21.01.2026
Energy Club held an emergency online discussion titled “Import Blockade: How the Supreme Court Ruling Threatens Ukraine’s Energy Security.” Market participants, lawyers, and experts discussed the critical situation following the ruling by the Grand Chamber of the Supreme Court (Case No. 920/19/24). The court decision effectively cements a ban on price increases in public procurement contracts by more than 10%. In the context of wartime and the volatility of the European market, this makes electricity imports for budget institutions impossible.
Maksym Nemchynov, Vice President of Energy Club and the meeting’s moderator, outlined the scale of the problem, emphasizing the conflict between market realities and judicial practice.
“We understand perfectly well that import electricity prices, especially during peak hours, can differ significantly from those in Ukraine. However, the ruling of the Grand Chamber of the Supreme Court effectively prohibits changing the price by more than 10% within the framework of an existing contract. This may hinder the supply of electricity to critical infrastructure and budget institutions,” stated Maksym Nemchynov.
He emphasized that the consequences are already being felt: suppliers are mass-terminating contracts to avoid losses and criminal cases, and tenders on Prozorro are failing because no one wants to operate at a loss.
Vitalii Bulat, Partner at FEDOTOV & PARTNERS Law Firm, provided a detailed analysis of the resolution. He noted that while the Court did not retreat from its previous rigid position regarding the 10% limit, it left a small margin for maneuver in new contracts.
“The Court remained on its position that an increase… can happen only once and must be calculated in aggregate from the original contract price… However, a positive moment is the Court’s conclusion: procurement during martial law must be governed by the ‘Special Provisions’ (Osoblyvosti). These allow for repeated price increases (up to 10% at a time) and up to 50% in total,” explained Vitalii Bulat.
The lawyer also drew attention to Subparagraph 7 of Paragraph 19 of the “Special Provisions,” which allows for formula-based pricing. This is more appropriate for the market, though in practice, courts and procuring entities often ignore this option.
Olga Tagieva, Head of the NGO “Energy Union,” emphasized that the market is being driven into a dead end, and there is a lack of dialogue with responsible government bodies (specifically the Ministry of Economy).
“The issues occurring today lead to the conclusion: it is better not to work than to work… Suppliers shouldn’t expect that [law enforcement] won’t come for them—they simply haven’t had time yet. I believe a collapse in this market is coming… We need to understand that the issue lies not only with our suppliers but also with the cases currently being heard in court,” stated Olga Tagieva.
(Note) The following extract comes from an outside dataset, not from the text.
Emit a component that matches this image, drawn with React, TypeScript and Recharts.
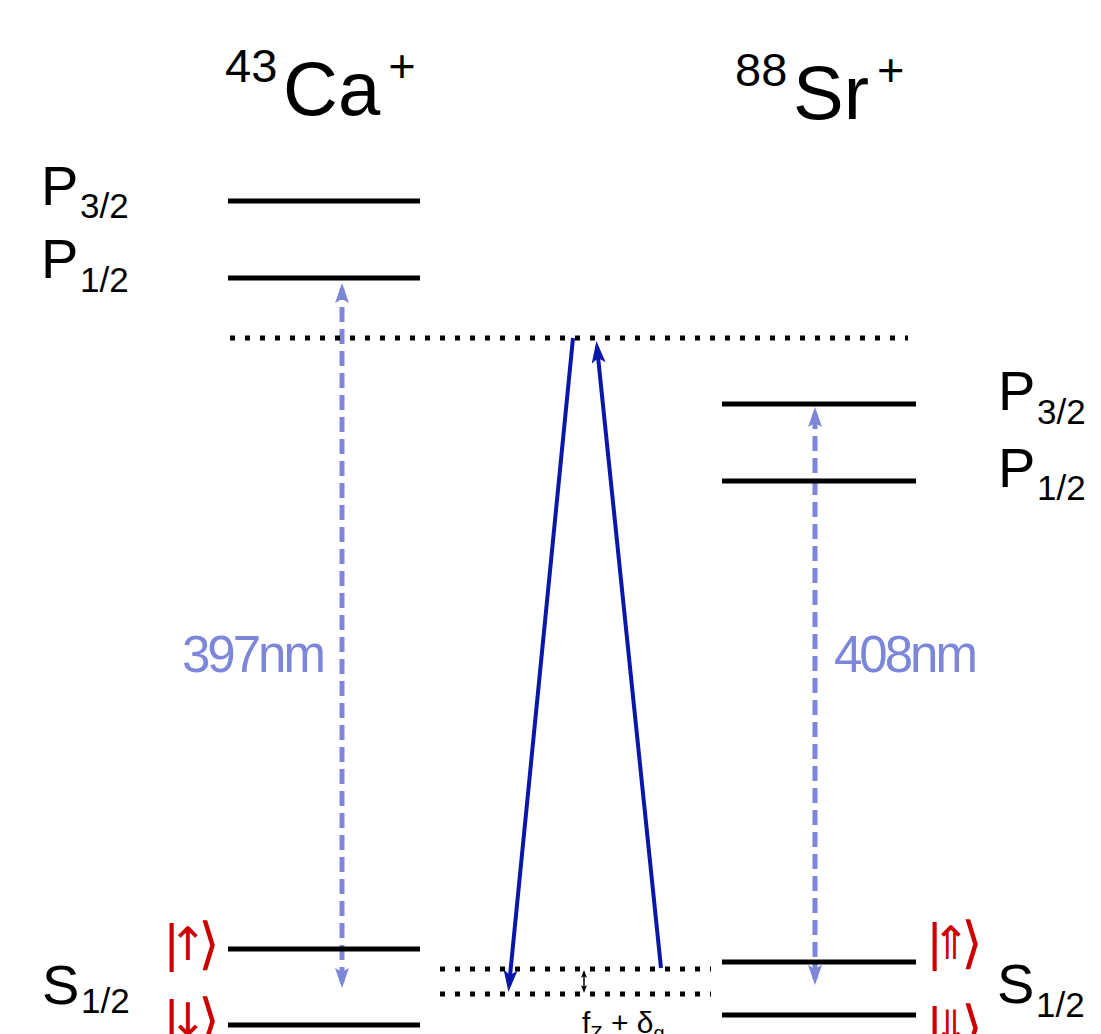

She called for a meeting with First Deputy Prime Minister Yulia Svyrydenko, as the Ministry of Economy’s recommendations on imports often lack a realistic implementation mechanism for budget institutions.
Dmytro Morhun, Managing Partner at ANTEVERIS Law Firm, who represented the defendant in this high-profile case, spoke about the risks of criminal prosecution for market participants.
“The Prosecutor’s Office follows the path of formal enforcement of the Criminal Code… All cases under Articles 364 and 191 (abuse of power, misappropriation of property) investigated regarding the signing of supplementary agreements will be sent to court. This creates additional leverage for pressure on both suppliers and consumers. No one wants to stick their neck out for criminal liability… This will disrupt the implementation of the law and electricity supply,” warned Dmytro Morhun.
Olesia Serebrianyk, Attorney and PhD in Law, pointed out the fundamental discrepancy between EU approaches and the position of the Ukrainian court.
“The key European Union framework for energy contracts does not contain the category of ‘fixed prices.’ They proceed from the fact that electricity is a commodity traded on the exchange; the price is formed by the market… Therefore, price adaptation mechanisms are admissible if they are transparent and symmetrical,” noted Olesia Serebrianyk.
The expert suggested that in future legal disputes, the application of Article 44 of the Law “On Public Procurement” should be raised, which places responsibility for violations on the authorized person of the buyer, rather than shifting all negative consequences exclusively onto the supplier.
During the discussion, the conflict between two special laws was also raised: “On the Electricity Market” and “On Public Procurement.” Maksym Nemchynov stressed that it is impossible to regulate a dynamic electricity market with static procurement norms:
“The Law on the Electricity Market regulates legal relations regarding buying and selling… Regulating these relations in parallel with another law for a separate group of consumers is wrong. If we want integration with the European market, this configuration cannot work.”